2013 Seattle International Film Festival – Winner
Films4Families Youth Jury Award.
2012 Dubai International Film Festival – Winner
People’s Choice Award.
2012 Cannes Film Festival – Winner
SACD Prize (Directors’ Fortnight) Special Mention.
2011 Cinekid – Winner
International Film.

US release date: December 6

Célestine is a little mouse in a mice orphanage in the Mouse Town, located down under in the Bear City’s sewer. And in the orphanage grown-up rats always try to make sure that all the mice children are afraid of the big bad bears. Very afraid. In Mouse Town, bear cubs’ teeth are the main commodity. The grown-up rat’s front incisor teeth are quite fragile. So when they’re broken there must always be a healthy stock of replacement teeth. How could a rat survive without their incisors?
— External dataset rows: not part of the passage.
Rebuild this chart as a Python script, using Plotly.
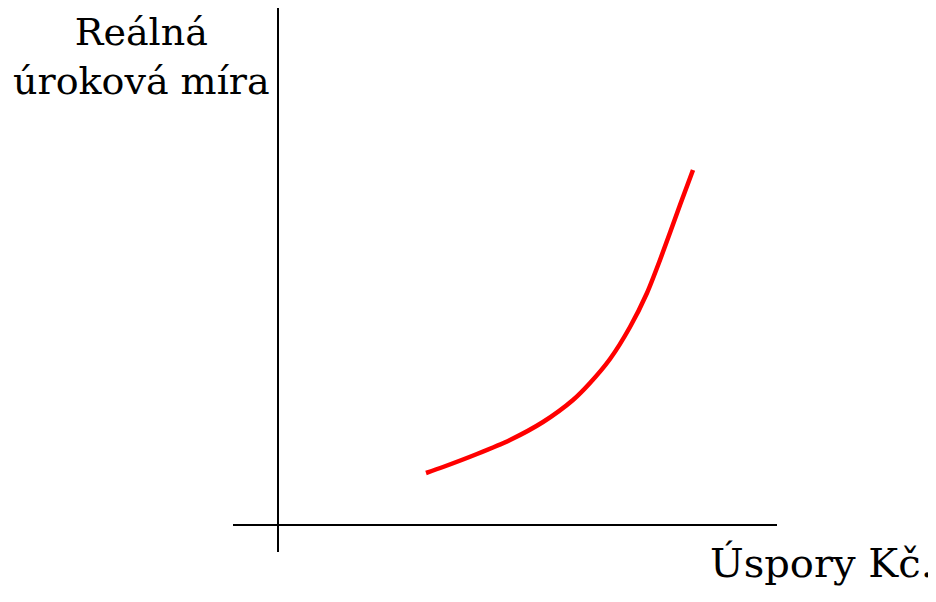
import plotly.graph_objects as go

savings = [2.96, 3.30, 3.98, 4.64, 5.30, 5.90, 6.24, 6.64, 7.04, 7.38, 7.64, 8.04, 8.30]
interest_rate = [1.04, 1.16, 1.42, 1.70, 2.06, 2.50, 2.84, 3.32, 3.96, 4.64, 5.30, 6.40, 7.10]

y_title = "Reálná<br>úroková míra"
x_title = "Úspory Kč."

# page body has an 8px margin, so the figure is 8px smaller than the window
W, H = 928, 594
L, R, T, B = 225, 159, 0, 50

fig = go.Figure()
fig.add_trace(go.Scatter(
    x=savings, y=interest_rate, mode="lines",
    line=dict(color="#ff0000", width=4.5, shape="spline", smoothing=0.7),
    hoverinfo="skip", showlegend=False,
))

axis_common = dict(showgrid=False, showticklabels=False, ticks="", showline=False,
                   zeroline=True, zerolinecolor="black", zerolinewidth=2, fixedrange=True)
fig.update_xaxes(range=[-0.9, 9.98], **axis_common)
fig.update_yaxes(range=[-0.54, 10.34], **axis_common)

pw, ph = W - L - R, H - T - B
# pixel helpers in window coordinates
def px(xw):
    return (xw - 8 - L) / pw
def py(yw):
    return (H - B - (yw - 8)) / ph

fig.add_annotation(text=y_title, xref="paper", yref="paper",
                   x=px(141), y=py(8), xanchor="center", yanchor="top",
                   align="center", showarrow=False,
                   font=dict(family="DejaVu Serif", size=38, color="black"))
fig.add_annotation(text=x_title, xref="paper", yref="paper",
                   x=px(935), y=py(538), xanchor="right", yanchor="top",
                   showarrow=False,
                   font=dict(family="DejaVu Serif", size=40, color="black"))

fig.update_layout(width=W, height=H, margin=dict(l=L, r=R, t=T, b=B),
                  paper_bgcolor="white", plot_bgcolor="white")
fig.write_html("out.html")
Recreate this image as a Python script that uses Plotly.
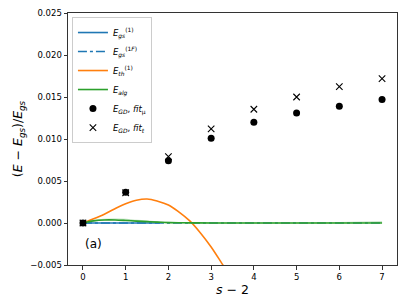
import plotly.graph_objects as go

# ---- data ----
s_pts = [0, 1, 2, 3, 4, 5, 6, 7]
gd_mu = [0.0, 0.00365, 0.00742, 0.0101, 0.0120, 0.0131, 0.0139, 0.0147]
gd_t = [0.0, 0.0036, 0.0079, 0.0112, 0.01354, 0.0150, 0.01623, 0.01718]

th_x = [0, 0.25, 0.5, 0.75, 1.0, 1.25, 1.5, 1.75, 2.0, 2.25, 2.5, 2.75, 3.0, 3.25, 3.5]
th_y = [0.0, 0.0005, 0.00105, 0.0017, 0.00228, 0.00271, 0.00286, 0.0026,
        0.00215, 0.0013, 0.00025, -0.00118, -0.00285, -0.0048, -0.0068]

gs_x = [0, 0.5, 1.0, 1.5, 1.8]
gs_y = [0.0, 0.0, 0.0, 0.0, 0.0]

gsf_x = [0, 1, 2, 3, 4, 5, 6, 7]
gsf_y = [0.0, 0.0, 0.0, 0.0, 0.0, 0.0, 0.0, 0.0]

alg_x = [0, 0.25, 0.5, 0.75, 1.0, 1.25, 1.5, 1.75, 2.0, 2.5, 3, 4, 5, 6, 7]
alg_y = [0.0, 0.00025, 0.00036, 0.00036, 0.0003, 0.00022, 0.00016, 0.0001,
         0.00005, 0.00002, 0.0, 0.0, 0.0, 0.0, 0.0]
alg_band_y = [0.0, 0.0003, 0.00042, 0.00045, 0.0004, 0.0003, 0.0002, 0.00012,
              0.00006, 0.00002, 0.0, 0.0, 0.0, 0.00003, 0.0001]

x_ticks = [0, 1, 2, 3, 4, 5, 6, 7]
y_ticks = [-0.005, 0.0, 0.005, 0.010, 0.015, 0.020, 0.025]

C0, C1, C2 = "#1f77b4", "#ff7f0e", "#2ca02c"
FONT = "DejaVu Sans"
LW = 1.6

fig = go.Figure()
fig.add_trace(go.Scatter(x=gs_x, y=gs_y, mode="lines", line=dict(color=C0, width=LW),
                         name="<i>E</i><sub><i>gs</i></sub><sup>(1)</sup>"))
fig.add_trace(go.Scatter(x=gsf_x, y=gsf_y, mode="lines",
                         line=dict(color=C0, width=LW, dash="dashdot"),
                         name="<i>E</i><sub><i>gs</i></sub><sup>(1<i>F</i>)</sup>"))
fig.add_trace(go.Scatter(x=th_x, y=th_y, mode="lines", line=dict(color=C1, width=LW, shape="spline"),
                         name="<i>E</i><sub><i>th</i></sub><sup>(1)</sup>"))
fig.add_trace(go.Scatter(x=alg_x, y=alg_band_y, mode="lines", opacity=0.3,
                         line=dict(color=C2, width=LW, shape="spline"), showlegend=False,
                         hoverinfo="skip"))
fig.add_trace(go.Scatter(x=alg_x, y=alg_y, mode="lines", line=dict(color=C2, width=LW, shape="spline"),
                         name="<i>E</i><sub><i>alg</i></sub>"))
fig.add_trace(go.Scatter(x=s_pts, y=gd_mu, mode="markers",
                         marker=dict(symbol="circle", size=7, color="black"),
                         name="<i>E</i><sub><i>GD</i></sub>, <i>fit</i><sub>μ</sub>"))
fig.add_trace(go.Scatter(x=s_pts, y=gd_t, mode="markers",
                         marker=dict(symbol="x-thin", size=6.5, color="black",
                                     line=dict(color="black", width=1.1)),
                         name="<i>E</i><sub><i>GD</i></sub>, <i>fit</i><sub><i>t</i></sub>"))

fig.add_annotation(x=0.24, y=-0.00246, text="(a)", showarrow=False,
                   font=dict(family=FONT, size=12, color="black"))

axis_common = dict(showline=True, linecolor="#333", linewidth=1, mirror=True,
                   ticks="outside", ticklen=3.5, tickwidth=1, tickcolor="#333",
                   showgrid=False, zeroline=False, automargin=False,
                   ticklabeloverflow="allow",
                   tickfont=dict(family=FONT, size=8.5, color="black"))

fig.update_xaxes(range=[-0.35, 7.35], tickvals=x_ticks, ticktext=[str(v) for v in x_ticks],
                 title=dict(text="<i>s</i> − 2", font=dict(family=FONT, size=12.5, color="black"),
                            standoff=4),
                 **axis_common)
fig.update_yaxes(range=[-0.005, 0.025], tickvals=y_ticks, tickformat=".3f",
                 title=dict(text="(<i>E</i> − <i>E</i><sub><i>gs</i></sub>)/<i>E</i><sub><i>gs</i></sub>",
                            font=dict(family=FONT, size=12.5, color="black"), standoff=4),
                 **axis_common)

# page body has an 8px default margin, so the figure is reduced accordingly
fig.update_layout(
    width=399, height=297,
    margin=dict(l=60, r=10, t=5, b=40),
    plot_bgcolor="white", paper_bgcolor="white",
    font=dict(family=FONT, color="black"),
    legend=dict(x=0.012, y=0.984, xanchor="left", yanchor="top",
                bgcolor="rgba(255,255,255,0.8)", bordercolor="#cccccc", borderwidth=1,
                font=dict(family=FONT, size=8.5, color="black"),
                itemwidth=30, tracegroupgap=0),
)

fig.write_html("out.html")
They can’t even talk right without them. They mumbled and lisped until their teeth are fixed in the town’s main dental center. So grown-up rats regularly send up mice children like Célestine to collect bear cubs’ fell out baby teeth. Because, of course, in France it’s not tooth fairy who collects children’s teeth. It’s la petite souris. The little mouse.
Up in the city, bears sure are look scary; or at least, grumpy. Also, they seem to hate mice very much. But is it true that all bears are evil? A poor, hungry, simpleton bear named Ernest came into the city looking for something to eat. He found Célestine in a trash bin, tried to eat her, but Célestine cleverly redirected him to a candy store cellar. True, Ernest is big and grumpy, but is he really bad? Célestine likes drawing, Ernest loves music. Célestine doesn’t believe that bears are bad, and Ernest doesn’t hate mice that much. Surely they can be friends. But the whole Bear City and the entire Mouse Town are going to disagree.
The movie’s banal humor approach can be annoying, but surely the artsy hand drawn water-color style animation is gorgeous. There’s that egalitarianism and anti-discrimination moral of the story, and of course there’s that obligatory idealistic good ending (And yes, you have to believe that mice can actually capture and imprison a huge sturdy bear). Small children will laugh here and there, but their parents might just scratch their heads and think, “So now we have to embrace the immigrants?